Pero al mismo tiempo, existen varios miles que no han tenido esa suerte. Además, en muchas ocasiones la idea de ser capaz de “dar vuelta la página” trae consigo la necesidad de “dejar atrás” el sufrimiento, y por lo mismo, pone la presión de olvidar para continuar en quienes fueron víctimas y familiares. En última instancia, sería su responsabilidad la de abrir el corazón lo suficiente como para perdonar a quienes hicieron daño. Y aquellos que no están dispuestos aparecen como resentidos o como egoístas que ponen sus problemas particulares por encima del bien común.
No hay duda que el Estado de Chile ha actuado frente a las violaciones a los derechos humanos, y de hecho, lo ha hecho con mayor fuerza que en otros lugares. Pero asumir esa realidad es compatible con reconocer las falencias y exclusiones que el proceso ha tenido. De hecho, continuar con el trabajo realizado necesita analizar críticamente su despliegue pasado, para fortalecer debilidades y enmendar errores. Una perspectiva de derechos humanos en la política pública debe siempre asumir el compromiso de mejora constante.
En el minuto actual, para seguir avanzando se requiere asumir como Estado el peso del Golpe de Estado, la dictadura y las violaciones a los derechos humanos, pues su carga ha estado puesta principalmente sobre los hombros de familiares y víctimas. Somos nosotros, desde el aparato público, quienes debemos construir herramientas para que como país podamos colectivamente elaborar en torno a los recuerdos traumáticos y dolorosos, para resignificarlos y continuar. Tenemos que ser conscientes que es responsabilidad nuestra prevenir que estas heridas se sigan entroncando con nuevas experiencias y nuevas generaciones.
Por eso estamos construyendo una agenda robusta e integral que continúe y profundice el trabajo realizado, y que cambie el foco, hacia un Estado que acompaña, cuida y repara. Esto permite canalizar una deuda acumulada por décadas, lo que contribuye a generar espacio para nuevas y urgentes discusiones, sobre el lugar de los derechos humanos en desafíos contemporáneos, derivados de transformaciones en todo ámbito de cosas.
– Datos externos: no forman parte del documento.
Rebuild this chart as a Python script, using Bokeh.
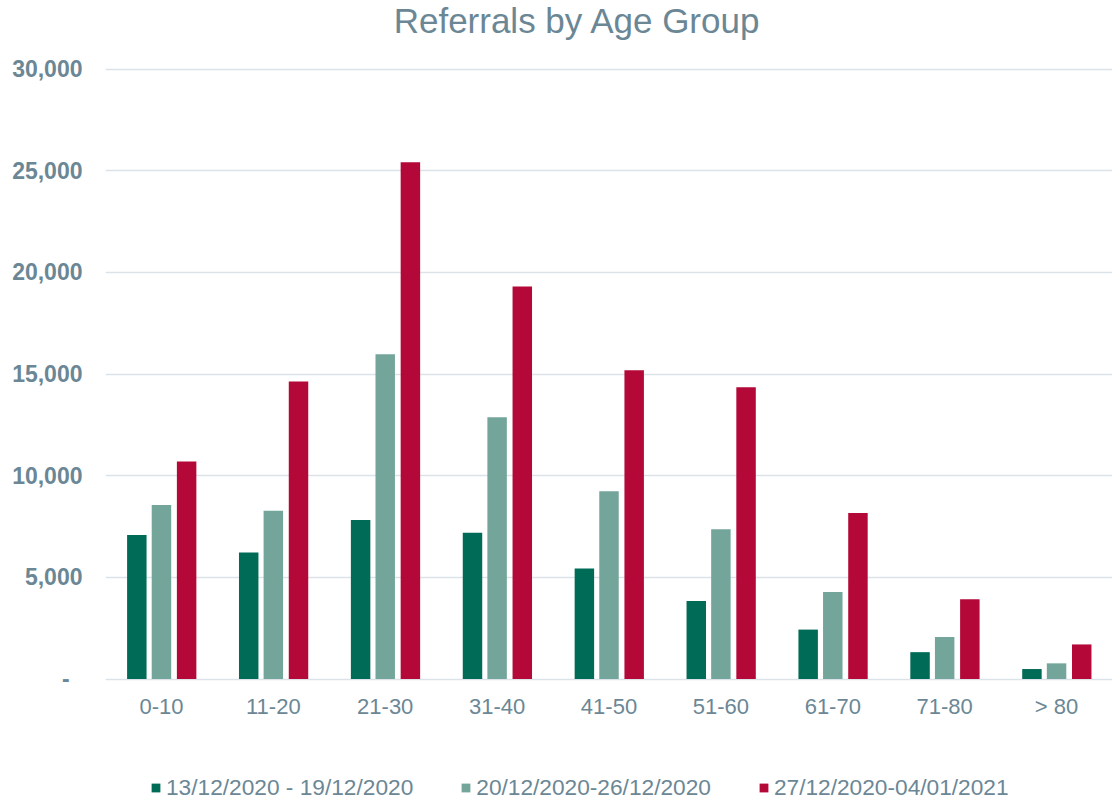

Debemos preguntarnos cómo enfrentamos asuntos derivados de las crisis actuales de modo tal, que avancemos en el ejercicio y goce de los derechos humanos por parte de cada vez más personas.
Para abrir esa discusión en Chile, es necesario enfrentar temas pendientes, y asumir los costos de ello. Requerimos construir horizontes comunes para los próximos 50 años, y por lo mismo es necesario trabajar para reencontrar una comunidad política que fue fracturada hace cinco décadas, y que todavía no se ha recompuesto.
La principal razón por la que el recuerdo de las violaciones a los derechos humanos sigue dividiendo a los chilenos, es porque existen sectores que no han estado dispuestos a reconocer su responsabilidad en esos hechos, ni tampoco han sido capaces de asumir que parte de sus posiciones son consecuencia de esas violencias. Sin una aceptación genuina de esa realidad, es difícil avanzar hacia un horizonte donde los derechos humanos sean valores comunes. Ellos deben renunciar a la amenaza de una profundización autoritaria, que se sostiene en la impunidad.
Ya no es suficiente condenar las violaciones a los derechos humanos de palabra, mientras en los hechos se perpetúan sus efectos, o se evita la verdad, la justicia, la memoria, la reparación y las garantías de no repetición. Nuestro desafío para este año 2023 será trabajar en unos nuevos límites para nuestra comunidad política nacional, donde las violaciones a los derechos humanos no tengan cabida, y por lo mismo, permitan asegurar una profundización de la convivencia democrática.